##### Provided material
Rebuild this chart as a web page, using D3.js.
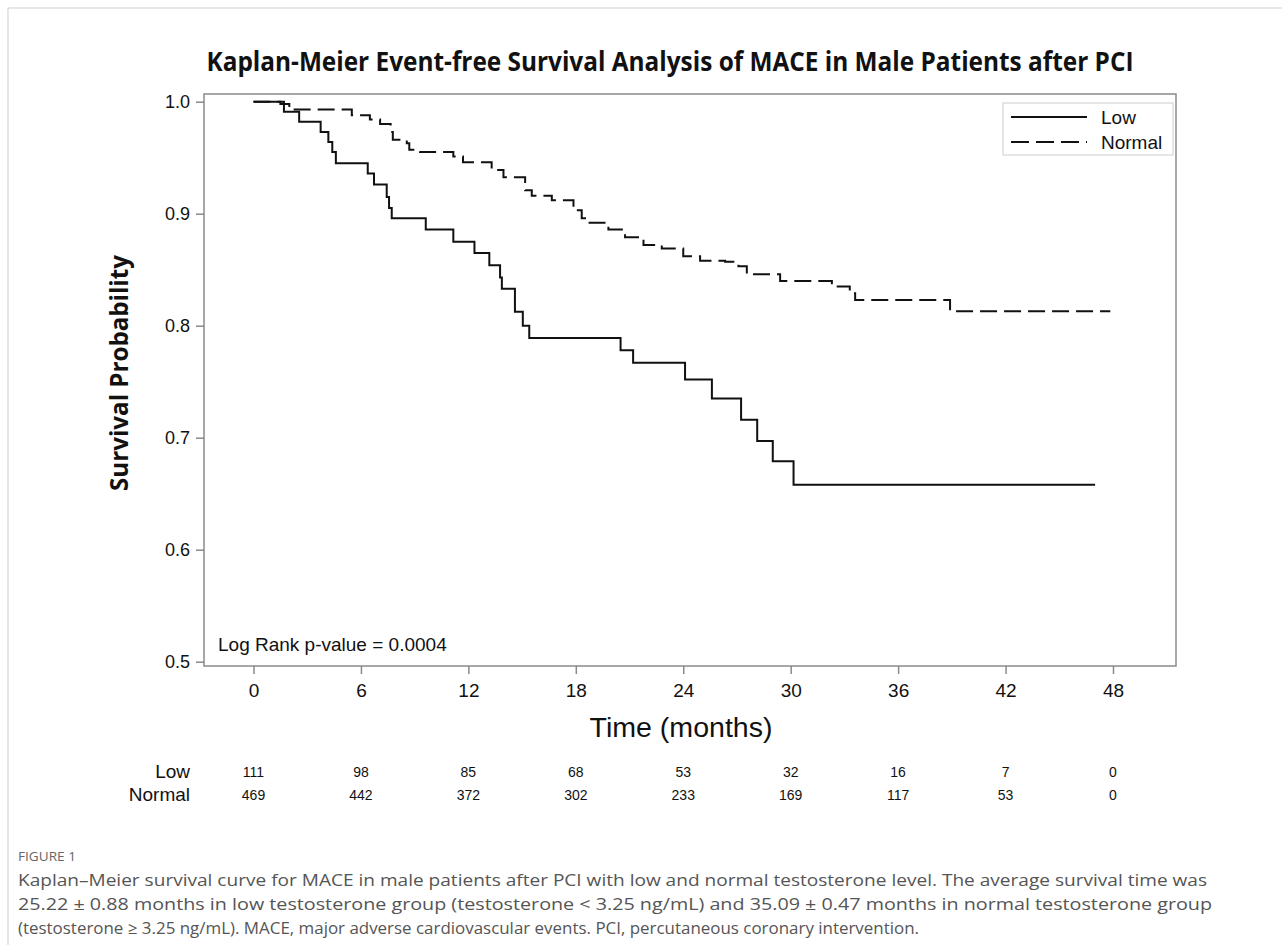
<!DOCTYPE html>
<html>
<head>
<meta charset="utf-8">
<script src="https://cdn.jsdelivr.net/npm/d3@7"></script>
<style>
  body { margin: 0; background: #fff; }
  svg { display: block; }
</style>
</head>
<body>
<div id="chart"></div>
<script>
// Kaplan-Meier step data (time in months, survival prob)
var lowTimes = [0, 1.7, 2.55, 3.75, 4.18, 4.4, 4.6, 6.38, 6.73, 7.44, 7.57, 7.72, 9.62, 11.16, 12.34, 13.17, 13.77, 13.87, 14.6, 15.04, 15.4, 20.5, 21.2, 24.1, 25.6, 27.23, 28.13, 29.0, 30.16, 47.0];
var lowSurv = [1, 0.991, 0.982, 0.973, 0.964, 0.955, 0.945, 0.936, 0.926, 0.915, 0.905, 0.896, 0.886, 0.875, 0.865, 0.854, 0.843, 0.833, 0.8125, 0.800, 0.789, 0.778, 0.767, 0.752, 0.735, 0.716, 0.697, 0.679, 0.658, 0.658];

var normalTimes = [0, 1.5, 2.0, 5.49, 6.5, 7.07, 7.66, 7.78, 8.56, 8.7, 9.3, 11.16, 11.7, 13.3, 13.96, 15.17, 15.54, 16.66, 17.87, 18.33, 18.6, 19.82, 20.75, 21.78, 22.8, 24.0, 24.94, 26.34, 27.08, 27.55, 29.41, 32.3, 33.3, 33.6, 38.9, 47.85];
var normalSurv = [1, 0.998, 0.993, 0.988, 0.984, 0.980, 0.973, 0.966, 0.963, 0.957, 0.955, 0.951, 0.946, 0.939, 0.9325, 0.921, 0.916, 0.912, 0.903, 0.896, 0.892, 0.886, 0.879, 0.872, 0.869, 0.862, 0.858, 0.857, 0.853, 0.846, 0.840, 0.835, 0.829, 0.823, 0.813, 0.813];

var xTicks = [0, 6, 12, 18, 24, 30, 36, 42, 48];
var yTicks = [0.5, 0.6, 0.7, 0.8, 0.9, 1.0];

var riskLow = [111, 98, 85, 68, 53, 32, 16, 7, 0];
var riskNormal = [469, 442, 372, 302, 233, 169, 117, 53, 0];

var seriesNames = ['Low', 'Normal'];

var titleText = 'Kaplan-Meier Event-free Survival Analysis of MACE in Male Patients after PCI';
var captionLines = [
  'Kaplan\u2013Meier survival curve for MACE in male patients after PCI with low and normal testosterone level. The average survival time was',
  '25.22 \u00b1 0.88 months in low testosterone group (testosterone < 3.25 ng/mL) and 35.09 \u00b1 0.47 months in normal testosterone group',
  '(testosterone \u2265 3.25 ng/mL). MACE, major adverse cardiovascular events. PCI, percutaneous coronary intervention.'
];

var W = 1282, H = 945;
var frame = {left: 204, top: 94, right: 1176, bottom: 666};

var svg = d3.select('#chart').append('svg')
    .attr('width', W).attr('height', H)
    .style('font-family', '"Liberation Sans", Arial, sans-serif');

// outer figure border
svg.append('path')
    .attr('d', 'M8,' + H + 'V8H' + W)
    .attr('fill', 'none').attr('stroke', '#cfcfcf').attr('stroke-width', 1);

var x = d3.scaleLinear().domain([0, 48]).range([253.5, 1113]);
var y = d3.scaleLinear().domain([0.5, 1.0]).range([661.7, 101.7]);

// title
svg.append('text')
    .attr('x', 670).attr('y', 71)
    .attr('text-anchor', 'middle')
    .style('font-family', '"Open Sans", sans-serif')
    .style('font-weight', 'bold').style('font-size', '26px')
    .attr('textLength', 927).attr('lengthAdjust', 'spacingAndGlyphs')
    .attr('fill', '#111')
    .text(titleText);

// plot frame
svg.append('rect')
    .attr('x', frame.left).attr('y', frame.top)
    .attr('width', frame.right - frame.left).attr('height', frame.bottom - frame.top)
    .attr('fill', 'none').attr('stroke', '#8a8a8a').attr('stroke-width', 1.5);

// axes
var xAxis = d3.axisBottom(x).tickValues(xTicks).tickSize(8).tickPadding(6);
var gx = svg.append('g').attr('transform', 'translate(0,' + frame.bottom + ')').call(xAxis);
gx.select('.domain').remove();
gx.selectAll('line').attr('stroke', '#8a8a8a').attr('stroke-width', 1.5);
gx.selectAll('text').attr('fill', '#111').style('font-size', '19px').attr('dy', '0.9em');

var yAxis = d3.axisLeft(y).tickValues(yTicks).tickFormat(d3.format('.1f')).tickSize(8).tickPadding(6);
var gy = svg.append('g').attr('transform', 'translate(' + frame.left + ',0)').call(yAxis);
gy.select('.domain').remove();
gy.selectAll('line').attr('stroke', '#8a8a8a').attr('stroke-width', 1.5);
gy.selectAll('text').attr('fill', '#111').style('font-size', '18px');

// axis labels
svg.append('text')
    .attr('transform', 'translate(128,373) rotate(-90)')
    .attr('text-anchor', 'middle')
    .style('font-family', '"Open Sans", sans-serif')
    .style('font-weight', 'bold').style('font-size', '25px')
    .attr('textLength', 236).attr('lengthAdjust', 'spacingAndGlyphs')
    .attr('fill', '#111')
    .text('Survival Probability');

svg.append('text')
    .attr('x', 681).attr('y', 737)
    .attr('text-anchor', 'middle')
    .style('font-size', '27px')
    .attr('textLength', 183).attr('lengthAdjust', 'spacingAndGlyphs')
    .attr('fill', '#111')
    .text('Time (months)');

// curves
var line = d3.line()
    .x(function(d) { return x(d[0]); })
    .y(function(d) { return y(d[1]); })
    .curve(d3.curveStepAfter);

var lowData = d3.zip(lowTimes, lowSurv);
var normalData = d3.zip(normalTimes, normalSurv);

svg.append('path').datum(normalData)
    .attr('d', line)
    .attr('fill', 'none').attr('stroke', '#111').attr('stroke-width', 2)
    .attr('stroke-dasharray', '17,7');

svg.append('path').datum(lowData)
    .attr('d', line)
    .attr('fill', 'none').attr('stroke', '#111').attr('stroke-width', 2);

// legend
var leg = svg.append('g');
leg.append('rect')
    .attr('x', 1003).attr('y', 103).attr('width', 170).attr('height', 52)
    .attr('fill', '#fff').attr('stroke', '#cccccc').attr('stroke-width', 1);
var legItems = leg.selectAll('g.item').data(seriesNames).enter().append('g').attr('class', 'item')
    .attr('transform', function(d, i) { return 'translate(0,' + (117 + i * 25) + ')'; });
legItems.append('line')
    .attr('x1', 1011).attr('x2', 1087)
    .attr('stroke', '#111').attr('stroke-width', 2)
    .attr('stroke-dasharray', function(d, i) { return i == 1 ? '18,7' : null; });
legItems.append('text')
    .attr('x', 1101).attr('dy', '0.35em')
    .style('font-size', '19px').attr('fill', '#111')
    .text(function(d) { return d; });

// log rank note
svg.append('text')
    .attr('x', 218).attr('y', 651)
    .style('font-size', '19px').attr('fill', '#111')
    .text('Log Rank p-value = 0.0004');

// number at risk table
var riskRows = [riskLow, riskNormal];
riskRows.forEach(function(row, i) {
    var yy = 771 + i * 23;
    svg.append('text')
        .attr('x', 190).attr('y', yy).attr('dy', '0.35em')
        .attr('text-anchor', 'end')
        .style('font-size', '19px').attr('fill', '#111')
        .text(seriesNames[i]);
    svg.selectAll(null).data(row).enter().append('text')
        .attr('x', function(d, j) { return x(xTicks[j]); })
        .attr('y', yy + 1).attr('dy', '0.35em')
        .attr('text-anchor', 'middle')
        .style('font-size', '14px').attr('fill', '#111')
        .text(function(d) { return d; });
});

// caption
svg.append('text')
    .attr('x', 18).attr('y', 861)
    .style('font-family', '"Open Sans", sans-serif')
    .style('font-size', '13px').attr('fill', '#666')
    .attr('textLength', 58).attr('lengthAdjust', 'spacingAndGlyphs')
    .text('FIGURE 1');

var capWidths = [1189, 1194, 901];
svg.selectAll('text.cap').data(captionLines).enter().append('text')
    .attr('class', 'cap')
    .attr('x', 18).attr('y', function(d, i) { return 886 + i * 24; })
    .style('font-family', '"Open Sans", sans-serif')
    .style('font-size', '16.5px').attr('fill', '#555')
    .attr('textLength', function(d, i) { return capWidths[i]; })
    .attr('lengthAdjust', 'spacingAndGlyphs')
    .text(function(d) { return d; });
</script>
</body>
</html>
##########
Give again exactly the lines running from the beginning of the material above through the line that contains "var seriesNames = ['Low', 'Normal'];", and leave out every picture.

Rebuild this chart as a web page, using D3.js.
<!DOCTYPE html>
<html>
<head>
<meta charset="utf-8">
<script src="https://cdn.jsdelivr.net/npm/d3@7"></script>
<style>
  body { margin: 0; background: #fff; }
  svg { display: block; }
</style>
</head>
<body>
<div id="chart"></div>
<script>
// Kaplan-Meier step data (time in months, survival prob)
var lowTimes = [0, 1.7, 2.55, 3.75, 4.18, 4.4, 4.6, 6.38, 6.73, 7.44, 7.57, 7.72, 9.62, 11.16, 12.34, 13.17, 13.77, 13.87, 14.6, 15.04, 15.4, 20.5, 21.2, 24.1, 25.6, 27.23, 28.13, 29.0, 30.16, 47.0];
var lowSurv = [1, 0.991, 0.982, 0.973, 0.964, 0.955, 0.945, 0.936, 0.926, 0.915, 0.905, 0.896, 0.886, 0.875, 0.865, 0.854, 0.843, 0.833, 0.8125, 0.800, 0.789, 0.778, 0.767, 0.752, 0.735, 0.716, 0.697, 0.679, 0.658, 0.658];

var normalTimes = [0, 1.5, 2.0, 5.49, 6.5, 7.07, 7.66, 7.78, 8.56, 8.7, 9.3, 11.16, 11.7, 13.3, 13.96, 15.17, 15.54, 16.66, 17.87, 18.33, 18.6, 19.82, 20.75, 21.78, 22.8, 24.0, 24.94, 26.34, 27.08, 27.55, 29.41, 32.3, 33.3, 33.6, 38.9, 47.85];
var normalSurv = [1, 0.998, 0.993, 0.988, 0.984, 0.980, 0.973, 0.966, 0.963, 0.957, 0.955, 0.951, 0.946, 0.939, 0.9325, 0.921, 0.916, 0.912, 0.903, 0.896, 0.892, 0.886, 0.879, 0.872, 0.869, 0.862, 0.858, 0.857, 0.853, 0.846, 0.840, 0.835, 0.829, 0.823, 0.813, 0.813];

var xTicks = [0, 6, 12, 18, 24, 30, 36, 42, 48];
var yTicks = [0.5, 0.6, 0.7, 0.8, 0.9, 1.0];

var riskLow = [111, 98, 85, 68, 53, 32, 16, 7, 0];
var riskNormal = [469, 442, 372, 302, 233, 169, 117, 53, 0];

var seriesNames = ['Low', 'Normal'];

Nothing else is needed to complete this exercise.